Un modèle africain de développement bas carbone est possible
L’AIE a développé un scénario à long terme intitulé « Africa Case » qui vise un développement inclusif et durable, la réduction significative des décès prématurés liés à la pollution ainsi que l’atteinte des objectifs d’accès universel à l’électricité et aux solutions de cuisson propre, en cohérence avec l’Agenda 2063 de l’Union africaine.
Selon nos projections, il serait possible de multiplier par quatre la taille de l’économie africaine au cours des vingt prochaines années, tout en découplant cette croissance économique de la consommation d’énergie. Pour s’engager sur cette voie, les gouvernements africains doivent mettre en place des politiques publiques fortes permettant l’expansion de technologies propres et l’amélioration de l’efficacité énergétique.
Ce modèle bas carbone est rendu possible par la montée en puissance des filières renouvelables. Dans notre scénario « Africa Case », la puissance du parc solaire photovoltaïque surpasse celle de l’hydroélectricité et du gaz naturel pour devenir la principale filière sur le continent en ce qui concerne la capacité installée (et la deuxième pour la production).
Un développement bas carbone plus économique
Avec de nouvelles installations dans l’ensemble de la région, le déploiement du photovoltaïque atteint en moyenne près de 15 GW par an entre aujourd’hui et 2040, un rythme équivalent à celui des États-Unis sur la même période. Dans notre scénario, les énergies renouvelables sont également la solution la plus économique pour fournir un accès à l’électricité à des millions de foyers qui en sont actuellement dépourvus, notamment dans les zones rurales où les kits solaires domestiques et les miniréseaux jouent un rôle clé.
D’immenses progrès sont également à réaliser dans le domaine de l’efficacité énergétique. Par exemple, le parc automobile local est dominé par des véhicules d’occasion vieux de presque vingt ans qui consomment en moyenne 8 l/100 km. La mise en place de standards et de limites d’âge pour l’importation permettrait de réduire ce chiffre à moins de 6 l/100 km.

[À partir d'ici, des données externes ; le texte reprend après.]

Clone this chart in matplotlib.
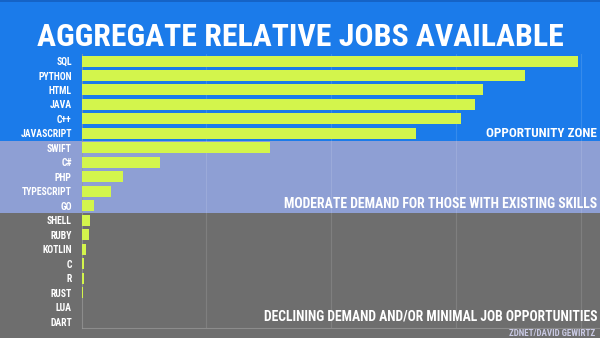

Enfin, au-delà du CO₂, la réduction de la combustion inefficace de biomasse grâce à des solutions de cuisson plus propres, dont le GPL, permet d’éviter des émissions significatives de méthane et de protoxyde d’azote tout en diminuant le nombre de décès prématurés liés à la pollution de l’air intérieur.
L’avenir énergétique de l’Afrique, un choix avant tout politique
Historiquement, l’Afrique a très peu contribué aux émissions mondiales de gaz à effet de serre. Même avec une très forte croissance de son économie et de sa demande énergétique, le poids du continent dans les émissions mondiales de CO₂ liées à l’énergie reste mineur et d’ici 2040, l’Afrique ne représentera que 3 % des émissions mondiales cumulées depuis l’ère industrielle.
Les aspirations de développement inclusif telles que décrites dans notre scénario « Africa Case » ne conduisent pas à une hausse significative des émissions. Faible contributeur historique aux émissions mondiales, mais région déjà très affectée par les impacts du changement climatique, l’Afrique peut devenir le continent où des niveaux soutenus d’industrialisation, d’urbanisation et de croissance économique sont possibles au prix de moins d’énergie et d’émissions que dans d’autres parties du monde.
L’avenir énergétique de l’Afrique n’est donc pas prédéterminé : plusieurs trajectoires sont possibles. Mais tout dépendra des décisions politiques : elles seules peuvent conduire le continent sur la voie d’un avenir énergétique plus inclusif et plus durable et accélérer son développement économique et industriel.
Les opinions exprimées dans ce blog sont celles des auteurs et ne reflètent pas forcément la position officielle de leur institution ni celle de l’AFD.